We can use HR technology, particularly a core HCM and associated reporting/analytics tools/solutions to look at data around employee departures, exit interview feedback and any ongoing employee voice survey initiatives that will give you a pulse on how your employees feel about the aforementioned company culture. This should be sliced by location, tenure and perhaps even prior industry.
Is the company running off those from different industries or certain locales? Of course there is a need for cross functional HR leadership to have a voice in the conversation where this data is presented and trends outlined. Then you have to shake and bake this into your programmatic short and long term HR initiatives. It is a process of continuous improvement indeed and can be a moving target given the ever changing workforce.
Tiffani Murray
Director, Digital HR Strategy & Innovation, LinkedIn
Hire Employees Aligned with Mission
The first step is to hire employees who believe in your corporate mission. We have found that the most committed employees are also the most innovative ones, and generate new ideas and solutions during the normal course of business. For continuous improvement in employee retention we provide flexible continuing education that our employees can self-select. Our employees have shared that they really appreciate this perk and enjoy the continuing education. This keeps them motivated and drives creativity.
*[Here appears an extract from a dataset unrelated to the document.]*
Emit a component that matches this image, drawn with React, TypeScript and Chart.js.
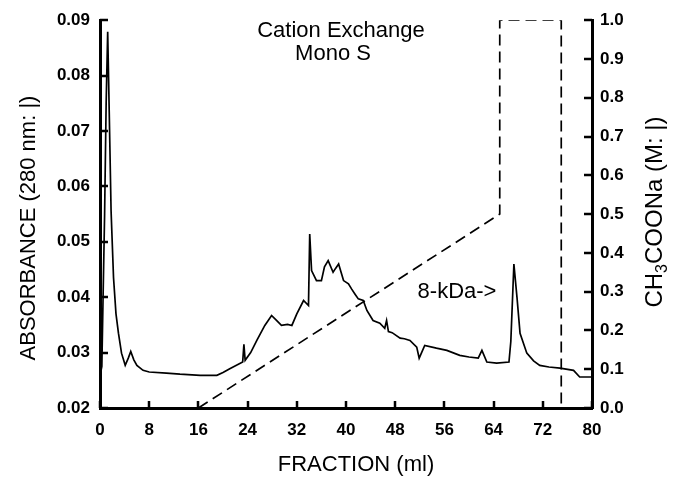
import React, { useEffect, useRef } from "react";
import { Chart, registerables } from "chart.js";

Chart.register(...registerables);

// Fraction (ml) values of the absorbance trace
const absX = [
  0, 0.3, 0.5, 0.75, 1.0, 1.25, 1.5, 1.8, 2.2, 2.6, 3.0, 3.5, 4.1, 4.6, 5.0, 5.5, 6.0, 7.0, 8.0, 10.8,
  13, 16.3, 19, 20, 21.1, 23.2, 23.4, 23.6, 24.5, 25.5, 26.8, 27.9, 28.7, 29.5, 30.5, 31.2, 32, 33.1,
  33.9, 34.1, 34.4, 35.2, 36.0, 36.5, 37.1, 37.9, 38.3, 38.8, 39.6, 40.4, 40.9, 41.5, 42.0, 42.8, 43.4,
  44.4, 45.5, 46.3, 46.6, 46.9, 47.5, 48.8, 49.5, 50.4, 51.5, 51.9, 52.8, 54.7, 56.4, 58.5, 60, 61.5,
  62.1, 62.9, 64.5, 66.5, 66.8, 67.3, 67.8, 68.3, 69.4, 70.5, 71.5, 73, 74.8, 77, 78, 80,
];
// Absorbance at 280 nm
const absY = [
  0.0258, 0.0275, 0.04, 0.055, 0.075, 0.0879, 0.0735, 0.0556, 0.0435, 0.037, 0.0335, 0.0299, 0.0277,
  0.029, 0.0302, 0.0287, 0.0277, 0.0268, 0.0265, 0.0263, 0.0261, 0.0259, 0.0259, 0.0264, 0.0271,
  0.0283, 0.0315, 0.0286, 0.03, 0.0322, 0.0349, 0.0367, 0.0358, 0.0349, 0.0351, 0.0349, 0.037, 0.0394,
  0.0385, 0.0514, 0.0448, 0.043, 0.043, 0.0455, 0.0466, 0.0445, 0.0452, 0.046, 0.043, 0.0424, 0.0415,
  0.0405, 0.0397, 0.0394, 0.0376, 0.0358, 0.0353, 0.0344, 0.0358, 0.0338, 0.0336, 0.0326, 0.0325,
  0.0322, 0.031, 0.029, 0.0313, 0.0308, 0.0304, 0.0295, 0.0292, 0.029, 0.0304, 0.0283, 0.0281, 0.0283,
  0.032, 0.046, 0.04, 0.0335, 0.0299, 0.0285, 0.0277, 0.0274, 0.0272, 0.0268, 0.0256, 0.0256,
];

// Salt gradient (CH3COONa, M)
const gradX = [16, 65, 65, 75, 75];
const gradY = [0, 0.5, 1.0, 1.0, 0];

// Axis tick settings
const xTicks = [0, 8, 16, 24, 32, 40, 48, 56, 64, 72, 80];
const yLeftTicks = [0.02, 0.03, 0.04, 0.05, 0.06, 0.07, 0.08, 0.09];
const yRightTicks = [0, 0.1, 0.2, 0.3, 0.4, 0.5, 0.6, 0.7, 0.8, 0.9, 1.0];

const FONT = "'Liberation Sans', Arial, Helvetica, sans-serif";

const textPlugin = {
  id: "textPlugin",
  afterDraw(chart: any) {
    const ctx = chart.ctx as CanvasRenderingContext2D;
    const xs = chart.scales.x;
    const yl = chart.scales.y;
    const yr = chart.scales.y2;
    ctx.save();
    ctx.strokeStyle = "#000";
    ctx.lineWidth = 2.5;
    // inward tick marks
    ctx.beginPath();
    xTicks.forEach((v) => {
      const p = Math.round(xs.getPixelForValue(v));
      ctx.moveTo(p, chart.chartArea.bottom);
      ctx.lineTo(p, chart.chartArea.bottom - 7);
    });
    yLeftTicks.forEach((v) => {
      const p = Math.round(yl.getPixelForValue(v));
      ctx.moveTo(chart.chartArea.left, p);
      ctx.lineTo(chart.chartArea.left + 8, p);
    });
    yRightTicks.forEach((v) => {
      const p = Math.round(yr.getPixelForValue(v));
      ctx.moveTo(chart.chartArea.right, p);
      ctx.lineTo(chart.chartArea.right - 8, p);
    });
    ctx.stroke();

    ctx.fillStyle = "#000";
    ctx.font = `22px ${FONT}`;
    ctx.textAlign = "center";
    ctx.textBaseline = "alphabetic";
    ctx.fillText("Cation Exchange", 341, 37);
    ctx.fillText("Mono S", 333, 60);
    ctx.textBaseline = "middle";
    ctx.fillText("8-kDa->", 457, 292);
    ctx.fillText("FRACTION (ml)", 356, 465);

    // left title
    ctx.save();
    ctx.translate(29, 228);
    ctx.rotate(-Math.PI / 2);
    ctx.fillText("ABSORBANCE (280 nm: |)", 0, 0);
    ctx.restore();

    // right title with subscript
    ctx.save();
    ctx.translate(655, 212);
    ctx.rotate(-Math.PI / 2);
    const big = `24px ${FONT}`;
    const small = `16px ${FONT}`;
    const p1 = "CH";
    const p2 = "3";
    const p3 = "COONa (M: |)";
    ctx.font = big;
    const w1 = ctx.measureText(p1).width;
    const w3 = ctx.measureText(p3).width;
    ctx.font = small;
    const w2 = ctx.measureText(p2).width;
    const total = w1 + w2 + w3;
    let x = -total / 2;
    ctx.textAlign = "left";
    ctx.font = big;
    ctx.fillText(p1, x, 0);
    x += w1;
    ctx.font = small;
    ctx.fillText(p2, x, 8);
    x += w2;
    ctx.font = big;
    ctx.fillText(p3, x, 0);
    ctx.restore();

    ctx.restore();
  },
};

export default function App() {
  const ref = useRef<HTMLCanvasElement>(null);
  useEffect(() => {
    document.body.style.margin = "0";
    const canvas = ref.current!;
    const tickFont = { family: FONT, size: 17, weight: "bold" as const };
    const chart = new Chart(canvas, {
      type: "line",
      data: {
        datasets: [
          {
            label: "Absorbance",
            data: absX.map((x, i) => ({ x, y: absY[i] })),
            yAxisID: "y",
            borderColor: "#000",
            borderWidth: 1.7,
            pointRadius: 0,
            tension: 0,
            fill: false,
          },
          {
            label: "CH3COONa",
            data: gradX.map((x, i) => ({ x, y: gradY[i] })),
            yAxisID: "y2",
            borderColor: "#000",
            borderWidth: 1.7,
            borderDash: [11, 6],
            pointRadius: 0,
            tension: 0,
            fill: false,
          },
        ],
      },
      options: {
        animation: false,
        responsive: false,
        maintainAspectRatio: false,
        layout: { padding: { top: 18, left: 0, right: 0, bottom: 0 } },
        plugins: { legend: { display: false }, tooltip: { enabled: false } },
        scales: {
          x: {
            type: "linear",
            min: 0,
            max: 80,
            afterBuildTicks: (s: any) => {
              s.ticks = xTicks.map((v) => ({ value: v }));
            },
            ticks: { font: tickFont, color: "#000", padding: 12, maxRotation: 0, autoSkip: false, callback: (v: any) => String(v) },
            grid: { display: false, drawTicks: false },
            border: { display: true, width: 3, color: "#000" },
            afterFit: (s: any) => {
              s.height = 74;
            },
          },
          y: {
            type: "linear",
            position: "left",
            min: 0.02,
            max: 0.09,
            afterBuildTicks: (s: any) => {
              s.ticks = yLeftTicks.map((v) => ({ value: v }));
            },
            ticks: { font: tickFont, color: "#000", padding: 10, autoSkip: false, callback: (v: any) => Number(v).toFixed(2) },
            grid: { display: false, drawTicks: false },
            border: { display: true, width: 3, color: "#000" },
            afterFit: (s: any) => {
              s.width = 100;
            },
          },
          y2: {
            type: "linear",
            position: "right",
            min: 0,
            max: 1,
            afterBuildTicks: (s: any) => {
              s.ticks = yRightTicks.map((v) => ({ value: v }));
            },
            ticks: { font: tickFont, color: "#000", padding: 8, autoSkip: false, callback: (v: any) => Number(v).toFixed(1) },
            grid: { display: false, drawTicks: false },
            border: { display: true, width: 3, color: "#000" },
            afterFit: (s: any) => {
              s.width = 87;
            },
          },
        },
      },
      plugins: [textPlugin],
    });
    return () => chart.destroy();
  }, []);
  return (
    <div style={{ width: 679, height: 482, position: "relative" }}>
      <canvas ref={ref} width={679} height={482} style={{ width: 679, height: 482, display: "block" }} />
    </div>
  );
}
During annual employee evaluations we have our employees create their own annual goals and objectives, and we discuss points of measure. This allows our employees to be self-directed and shows them we trust them. This also facilitates creativity and innovation and drives employee retention.
Beryl Krinsky
Founder & CEO, B.Komplete
Prioritize Personal Wellbeing
In the future of HR, I think the workforce is going to continue to prioritize, and expect companies to prioritize, personal well-being. This can manifest in many ways, but I think employers should be prepared to have more personal nuance in work types and work models in order to attract and retain the top talent they want. At MSH we have always prioritized treating our employees as the full human beings they are, however, I see this need for training and navigating delicate conversations and topics to be more prevalent and essential.